News

October 3, 2023

Unitary raises $15m for more nuanced nipple detection

The company is already working with large social media companies to try and improve moderation of harmful content online


Tim Smith

3 min read

Unitary founders Sasha Haco and James Thewlis

Sasha Haco — CEO of London-based AI content moderation startup Unitary — spends longer than your average founder thinking about nipples. 

“The traditional way to do this is to ask, ‘Do we have nudity? Is this a nipple? Yes or no’,” she explains. 

“But the customer’s content policy might say, ‘If someone’s breastfeeding, that’s ok,’ or ‘artistic nipples are ok but nipples in a pornographic setting are not ok.’ The hard part is the nuance and the context.

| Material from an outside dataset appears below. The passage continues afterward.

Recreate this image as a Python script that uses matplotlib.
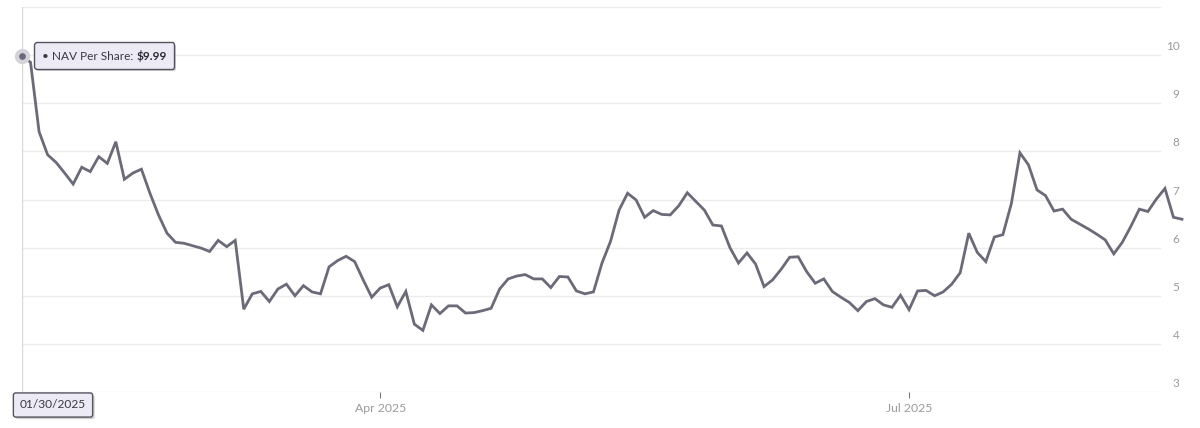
import matplotlib
matplotlib.use("Agg")
import matplotlib.pyplot as plt
from matplotlib.offsetbox import TextArea, HPacker, AnnotationBbox
import matplotlib.patheffects as pe
import pandas as pd

# NAV per share, one value per trading day
nav = [
    9.99, 9.85, 8.41, 7.93, 7.77, 7.55, 7.32, 7.67, 7.58, 7.89,
    7.75, 8.20, 7.42, 7.55, 7.63, 7.13, 6.68, 6.30, 6.11, 6.09,
    6.04, 5.99, 5.92, 6.15, 6.02, 6.15, 4.72, 5.04, 5.09, 4.88,
    5.14, 5.24, 5.00, 5.21, 5.08, 5.04, 5.60, 5.73, 5.82, 5.71,
    5.33, 4.97, 5.16, 5.23, 4.77, 5.09, 4.41, 4.28, 4.81, 4.63,
    4.79, 4.79, 4.64, 4.65, 4.69, 4.74, 5.14, 5.35, 5.41, 5.44,
    5.35, 5.35, 5.17, 5.40, 5.39, 5.10, 5.04, 5.08, 5.68, 6.13,
    6.78, 7.13, 6.99, 6.63, 6.77, 6.69, 6.68, 6.87, 7.14, 6.96,
    6.78, 6.47, 6.45, 6.00, 5.68, 5.89, 5.66, 5.19, 5.33, 5.55,
    5.80, 5.81, 5.50, 5.26, 5.35, 5.09, 4.97, 4.86, 4.69, 4.88,
    4.94, 4.81, 4.76, 5.01, 4.71, 5.10, 5.11, 5.00, 5.08, 5.24,
    5.48, 6.30, 5.90, 5.71, 6.22, 6.27, 6.92, 7.97, 7.72, 7.20,
    7.08, 6.76, 6.80, 6.59, 6.49, 6.39, 6.28, 6.16, 5.87, 6.11,
    6.44, 6.80, 6.75, 7.01, 7.23, 6.63, 6.59,
]
holidays = ["2025-02-17", "2025-04-18", "2025-05-26", "2025-06-19", "2025-07-04"]
dates = pd.bdate_range("2025-01-30", periods=len(nav), freq="C", holidays=holidays)

y_ticks = [3, 4, 5, 6, 7, 8, 9, 10]
x_tick_months = ["2025-04", "2025-07"]

line_col = "#6b6a78"
grid_col = "#ececec"
label_col = "#9a9a9a"

plt.rcParams["font.family"] = ["Lato", "DejaVu Sans"]

fig = plt.figure(figsize=(12, 4.28), dpi=100)
ax = fig.add_axes([22 / 1200, 36 / 428, 1160 / 1200, 385 / 428])
x = list(range(len(nav)))

ax.set_xlim(0, len(nav) - 1)
ax.set_ylim(3, 11)
for s in ax.spines.values():
    s.set_visible(False)

# horizontal grid, stops short of the value labels
grid_end = (1160 - 22) / 1160
for v in y_ticks + [11]:
    ax.axhline(v, xmin=0, xmax=grid_end, color=grid_col, lw=1, zorder=0)
for v in y_ticks:
    ax.text(0.998, v + 0.06, str(v), transform=ax.get_yaxis_transform(),
            ha="right", va="bottom", fontsize=8.5, color=label_col)
ax.set_yticks([])

# x ticks at first trading day of each labelled month
tick_pos = [next(i for i, d in enumerate(dates) if d.strftime("%Y-%m") == m) for m in x_tick_months]
ax.set_xticks(tick_pos)
ax.set_xticklabels([dates[i].strftime("%b %Y") for i in tick_pos])
ax.tick_params(axis="x", length=4.5, width=0.8, color="#777777", pad=3.5,
               labelsize=8.8, labelcolor=label_col)

# hover crosshair at the first point
ax.axvline(0, color="#d9d9d9", lw=1, zorder=1)

ax.plot(x, nav, color=line_col, lw=2.0, solid_joinstyle="miter", zorder=3, clip_on=False)
ax.plot(0, nav[0], "o", ms=10, color="#d4d3da", zorder=4, clip_on=False)
ax.plot(0, nav[0], "o", ms=3.8, color=line_col, zorder=5, clip_on=False)

# value tooltip
parts = HPacker(children=[
    TextArea("\u2022 NAV Per Share: ", textprops=dict(fontsize=8.6, color="#3a3a44")),
    TextArea(f"${nav[0]:.2f}", textprops=dict(fontsize=8.6, color="#2a2a33", fontweight="bold")),
], align="baseline", pad=0, sep=0)
ab = AnnotationBbox(parts, (0, nav[0]), xybox=(20, 0), xycoords="data",
                    boxcoords="offset pixels", box_alignment=(0, 0.5), frameon=True,
                    bboxprops=dict(boxstyle="round,pad=0.55,rounding_size=0.2",
                                   fc="#eceaf4", ec="#55545e", lw=1.0),
                    zorder=6, annotation_clip=False)
ab.patch.set_path_effects([pe.SimplePatchShadow(offset=(1.5, -1.5), alpha=0.25), pe.Normal()])
ax.add_artist(ab)

# date tooltip
ax.annotate(dates[0].strftime("%m/%d/%Y"), xy=(0, 0), xycoords=("data", "axes fraction"),
            xytext=(31, -13), textcoords="offset pixels", ha="center", va="center",
            fontsize=8.6, color="#3a3a44", zorder=6, annotation_clip=False,
            bbox=dict(boxstyle="round,pad=0.55,rounding_size=0.2", fc="#eceaf4",
                      ec="#55545e", lw=1.0,
                      path_effects=[pe.SimplePatchShadow(offset=(1.5, -1.5), alpha=0.25), pe.Normal()]))

fig.savefig("out.png", dpi=100)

We talk about nipples a lot.

Advertisement

Unitary has today raised $15m to scale its technology, which uses AI to identify harmful content online — the investment was led by Creandum with participation from Paladin Capital Group and Plural.

What does Unitary do?

The startup has built an AI model that analyses video and image content to assess violations of its customers’ safety policies. 

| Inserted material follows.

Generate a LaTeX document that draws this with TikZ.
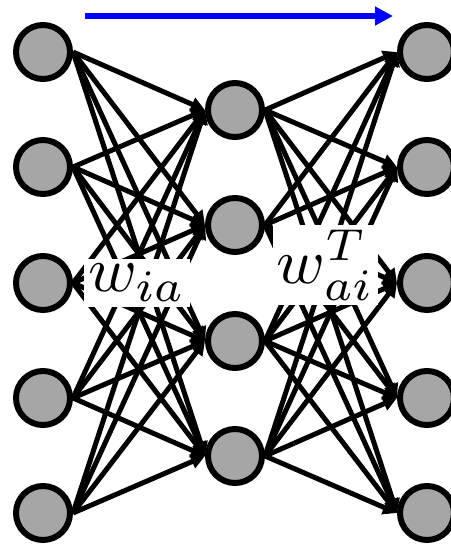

Content moderation has historically used a lot of manual labour — Meta alone employs around 15k people to view uploaded material and flag harmful content — a process which is expensive for the platforms and, at times, disturbing for those doing the moderating.

“There’ll always be some human element, but I think a lot of it will become automated. AI can replace a lot of that traumatic grunt work,” cofounder Sasha Haco tells Sifted.

Unitary was founded in 2019 and now processes “10m videos a day” for clients that include some of the “big social networks” (the company isn’t able to name names just yet).

Haco says that the startup’s clients span a broad range of online businesses that also include dating sites, marketplaces and other websites that you wouldn’t immediately assume need content moderation services.

“Gaming is a really interesting use case for us, as are file storage companies,” she explains. “You wouldn’t believe it but people are using second-hand car websites for drug trafficking.”

What’s the market like?

Haco says that content moderation is a complex technical problem to solve, as simple AI detection of things like nudity often doesn’t tell you the whole story. Unitary’s 40-strong team of mostly engineers have spent the last four years building an AI model that analyses the imagery, text and audio of online videos to assess whether content is harmful. 

Others in this space include Silicon Valley-based companies Hive and Spectrum Labs (recently acquired by New York-based online safety company ActiveFence).

“A lot of competitors keep getting bought and acquired — I don’t know if that’s a good thing or bad thing,” Haco says. “We want to be a big, successful, impactful company. I’m not interested in an acquisition.”

Advertisement

She adds that she hopes to scale Unitary so it can become a “horizontal safety layer across the internet”, operating like a “Cloudflare for safety”.

To do this, Unitary will now be deploying its fresh funding to beef up its commercial team. Haco, who previously worked as a theoretical physicist studying black holes in Stephen Hawking’s research team, says that the jump from academia to startups has been a rewarding, if hair-raising, one.

“My rate of learning feels so much higher in this role than it did in academia… It’s been the most exhilarating hell I’ve ever lived through.”